Brene Brown, author of “Daring Greatly,” described how she sees parents reacting to their children’s high school experiences, and it’s nothing to be proud of:
Brown says it’s remarkable how many parents of teenagers talk to her about re-experiencing the shame of high school once their own kids start to experience the same familiar scenarios of rejection. “The first time our kids don’t get a seat at the cool table, or they don’t get asked out, or they get stood up — that is such a shame trigger,” she says. “It’s like a secondary trauma.” So paralyzing, in fact, that she finds parents often can’t even react with compassion. “Most of us don’t say, ‘Hey, it’s OK. I’ve been there.’ We say, ‘I told you to pull your hair back and wear some of those cute clothes I bought you.’ “
If we take one thing away from Senior’s article, there it is: what not to say.

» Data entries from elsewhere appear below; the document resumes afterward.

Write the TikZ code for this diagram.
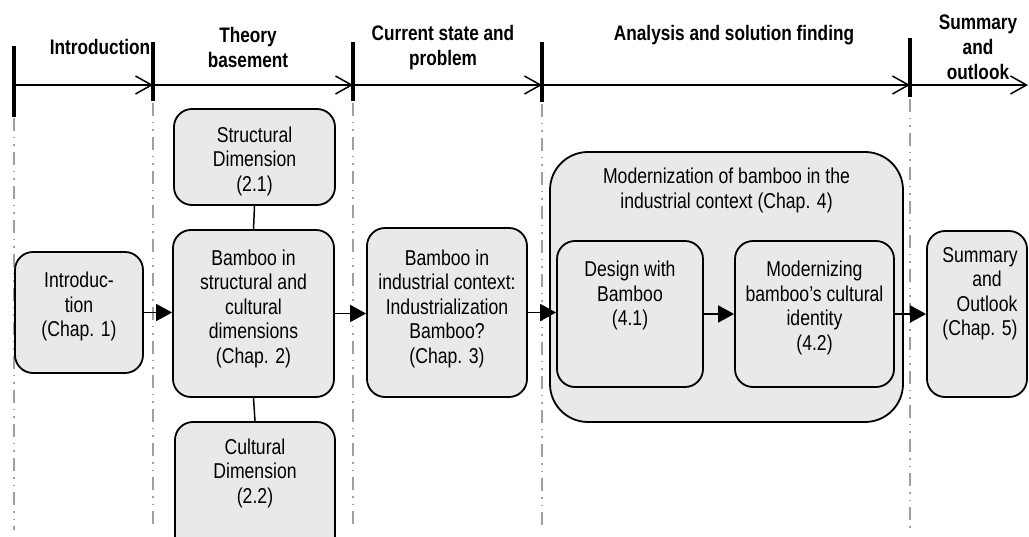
\documentclass[tikz,border=0pt]{standalone}
\usepackage{fontspec}
\setmainfont{Liberation Sans}[FakeStretch=0.82]
\usetikzlibrary{arrows.meta,calc}
\definecolor{boxfill}{RGB}{233,233,233}
\definecolor{guide}{RGB}{160,160,160}

\begin{document}
\begin{tikzpicture}[x=1pt,y=-1pt,
  box/.style={draw=black,line width=1.8pt,fill=boxfill,rounded corners=18pt,inner sep=0pt},
  bigbox/.style={box,rounded corners=38pt},
  lbl/.style={align=center,font=\fontsize{21.5}{24.5}\selectfont,inner sep=0pt},
  head/.style={align=center,font=\fontsize{21}{25}\selectfont\bfseries,inner sep=0pt},
  tick/.style={line width=3.5pt},
  phase/.style={line width=1.5pt,-{Straight Barb[length=16pt,width=18pt]}},
  flow/.style={line width=1.8pt,-{Triangle[length=16pt,width=17pt]}},
  link/.style={line width=1.5pt},
  guideline/.style={guide,line width=1.5pt,dash pattern=on 13pt off 6pt on 1.5pt off 6pt on 1.5pt off 6pt}]

\useasboundingbox (0,0) rectangle (1029,537);
\fill[white] (0,0) rectangle (1029,537);
\clip (0,0) rectangle (1029,537);

% ---- phase timeline ----
\coordinate (p0) at (14,85);
\coordinate (p1) at (153,85);
\coordinate (p2) at (353,85);
\coordinate (p3) at (542,85);
\coordinate (p4) at (910,85);
\coordinate (pend) at (1028,85);

\draw[guideline] (14,118) -- (14,530);
\draw[guideline] (153,103) -- (153,530);
\draw[guideline] (353,103) -- (353,530);
\draw[guideline] (542,104) -- (542,530);
\draw[guideline] (910,99) -- (910,530);

\draw[phase] (p0) -- (p1);
\draw[phase] (p1) -- (p2);
\draw[phase] (p2) -- (p3);
\draw[phase] (p3) -- (p4);
\draw[phase] (p4) -- (pend);

\draw[tick] (14,46) -- (14,117);
\draw[tick] (153,42) -- (153,101);
\draw[tick] (353,42) -- (353,101);
\draw[tick] (542,42) -- (542,102);
\draw[tick] (910,38) -- (910,97);

\node[head] (hIntro) at (100,47) {Introduction};
\node[head] (hTheory) at (248,47.5) {Theory\\basement};
\node[head] (hCurrent) at (443,47.5) {Current state and\\problem};
\node[head] (hAnalysis) at (734,35) {Analysis and solution finding};
\node[head] (hSummary) at (978,47.5) {Summary\\and\\outlook};

% ---- chapter boxes ----
\node[box,minimum width=128pt,minimum height=121pt] (intro) at (79,312.5) {};
\node[box,minimum width=161pt,minimum height=96pt] (struct) at (254.5,157) {};
\node[box,minimum width=161pt,minimum height=167pt] (bamb) at (253.5,313.5) {};
\node[box,minimum width=160pt,minimum height=138pt] (cult) at (255,491) {};
\node[box,minimum width=160pt,minimum height=169pt] (indus) at (447,312.5) {};
\node[bigbox,minimum width=353pt,minimum height=270pt] (modbig) at (726.5,287) {};
\node[box,minimum width=146pt,minimum height=146pt] (design) at (630,314) {};
\node[box,minimum width=159pt,minimum height=146pt] (modern) at (814.5,314) {};
\node[box,minimum width=100pt,minimum height=166pt] (summ) at (977,314) {};

% ---- box texts ----
\node[lbl] (tIntro) at (79,306.5) {Introduc-\\tion\\(Chap. 1)};
\node[lbl] (tStruct) at (254.5,161) {Structural\\Dimension\\(2.1)};
\node[lbl] (tBamb) at (253.5,308.5) {Bamboo in\\structural and\\cultural\\dimensions\\(Chap. 2)};
\node[lbl] (tCult) at (255,473) {Cultural\\Dimension\\(2.2)};
\node[lbl] (tIndus) at (447,308.5) {Bamboo in\\industrial context:\\Industrialization\\Bamboo?\\(Chap. 3)};
\node[lbl] (tBig) at (726.5,190.5) {Modernization of bamboo in the\\industrial context (Chap. 4)};
\node[lbl] (tDesign) at (630,295.5) {Design with\\Bamboo\\(4.1)};
\node[lbl] (tModern) at (814.5,307.75) {Modernizing\\bamboo’s cultural\\identity\\(4.2)};
\node[lbl] (tSumm) at (980,293.5) {Summary\\\hspace*{14pt}and\\\hspace*{14pt}Outlook\\(Chap. 5)};

% ---- connectors ----
\draw[link] (struct.south) -- (bamb.north);
\draw[link] (bamb.south) -- (cult.north);
\draw[flow] (intro.east) -- (intro.east -| bamb.west);
\draw[flow] (bamb.east) -- (bamb.east -| indus.west);
\draw[flow] (indus.east) -- (indus.east -| design.west);
\draw[flow] (design.east) -- (modern.west);
\draw[flow] (modern.east) -- (summ.west);
\end{tikzpicture}
\end{document}
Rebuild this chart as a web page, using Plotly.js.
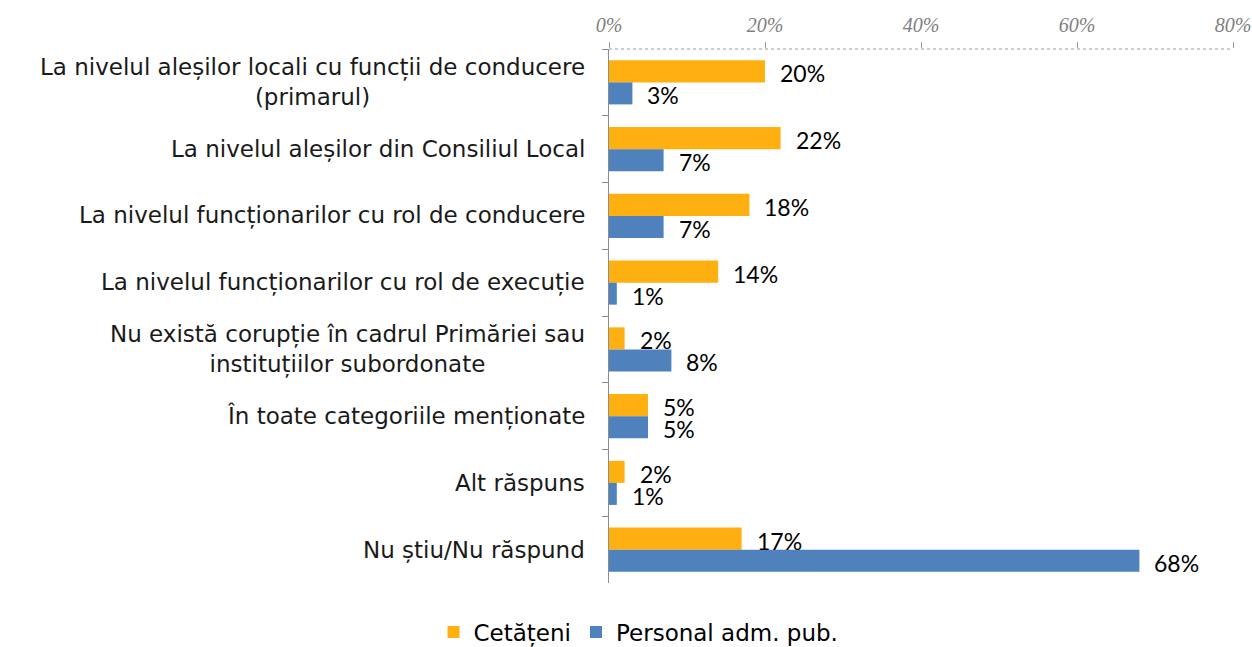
<!DOCTYPE html>
<html>
<head>
<meta charset="utf-8">
<script src="https://cdn.plot.ly/plotly-3.0.1.min.js"></script>
<style>
  html, body { margin: 0; padding: 0; background: #fff; }
  #plot { width: 1252px; height: 647px; }
</style>
</head>
<body>
<div id="plot"></div>
<script>
// Categories, top to bottom
const categories = [
    'La nivelul aleșilor locali cu funcții de conducere<br>(primarul)',
    'La nivelul aleșilor din Consiliul Local',
    'La nivelul funcționarilor cu rol de conducere',
    'La nivelul funcționarilor cu rol de execuție',
    'Nu există corupție în cadrul Primăriei sau<br>instituțiilor subordonate',
    'În toate categoriile menționate',
    'Alt răspuns',
    'Nu știu/Nu răspund'
];

const cetateni = [20, 22, 18, 14, 2, 5, 2, 17];
const personal = [3, 7, 7, 1, 8, 5, 1, 68];

const seriesNames = ['Cetățeni', 'Personal adm. pub.'];
const seriesColors = ['#FFB011', '#4F81BD'];
const xTicks = [0, 20, 40, 60, 80];

const labelFont = '"DejaVu Sans", sans-serif';

const traces = [cetateni, personal].map((vals, i) => ({
    type: 'bar',
    orientation: 'h',
    name: seriesNames[i],
    x: vals,
    y: categories,
    marker: { color: seriesColors[i] },
    hoverinfo: 'x+name'
}));

// Value labels next to each bar
const annotations = [];
[cetateni, personal].forEach((vals, i) => {
    vals.forEach((v, j) => {
        annotations.push({
            x: v, y: categories[j],
            xref: 'x', yref: 'y',
            text: v + '%',
            showarrow: false,
            xanchor: 'left',
            xshift: 14,
            yshift: i === 0 ? 9 : -13,
            borderpad: 0,
            font: { family: 'Lato, sans-serif', size: 23, color: '#000' }
        });
    });
});

// Category labels drawn as annotations so wrapped lines are centred
categories.forEach(c => {
    annotations.push({
        x: 0, y: c,
        xref: 'paper', yref: 'y',
        text: c,
        showarrow: false,
        xanchor: 'right',
        xshift: -22,
        align: 'center',
        font: { family: labelFont, size: 23, color: '#1a1a1a' }
    });
});

const layout = {
    width: 1252,
    height: 647,
    margin: { l: 609, r: 19, t: 49, b: 64 },
    paper_bgcolor: '#fff',
    plot_bgcolor: '#fff',
    barmode: 'group',
    bargap: 0.34,
    bargroupgap: 0,
    xaxis: {
        side: 'top',
        range: [0, 80],
        tickvals: xTicks,
        ticktext: xTicks.map(t => t + '%'),
        showgrid: false,
        zeroline: false,
        showline: false,
        ticks: 'outside',
        ticklen: 6,
        tickcolor: '#9a9a9a',
        ticklabelstandoff: 2,
        tickfont: { family: '"Liberation Serif", serif', size: 20, color: '#7f7f7f', style: 'italic' },
        fixedrange: true
    },
    yaxis: {
        type: 'category',
        autorange: 'reversed',
        showticklabels: false,
        showgrid: false,
        zeroline: false,
        showline: true,
        linecolor: '#8c8c8c',
        linewidth: 1.5,
        ticks: 'outside',
        tickson: 'boundaries',
        ticklen: 6,
        tickcolor: '#8c8c8c',
        fixedrange: true
    },
    shapes: [{
        type: 'line',
        xref: 'paper', yref: 'paper',
        x0: 0, x1: 1, y0: 1, y1: 1,
        line: { color: '#9a9a9a', width: 1, dash: 'dot' }
    }],
    annotations: annotations,
    showlegend: true,
    legend: {
        orientation: 'h',
        xref: 'container', yref: 'container',
        x: 0.51, y: 0.023,
        xanchor: 'center', yanchor: 'middle',
        font: { family: labelFont, size: 23, color: '#000' },
        itemwidth: 30,
        traceorder: 'normal'
    }
};

Plotly.newPlot('plot', traces, layout, { displayModeBar: false, staticPlot: true });
</script>
</body>
</html>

Less directly, researchers seem to suggest (based on their work and, just as often, their experiences) that one problem with high school is the “big-box effect”: High school is a giant building full of people with little in common beyond their age. As humans, when we’re dropped into a pack of strangers, we label, sort and bond. If we can give our teenagers the opportunity to follow their passions toward groups of people who share them, they’ll also get a shot at internalizing a broader view of who they are. In a high school of 1,000 people, you may be a debate nerd. At a similarly sized debate camp, other labels await.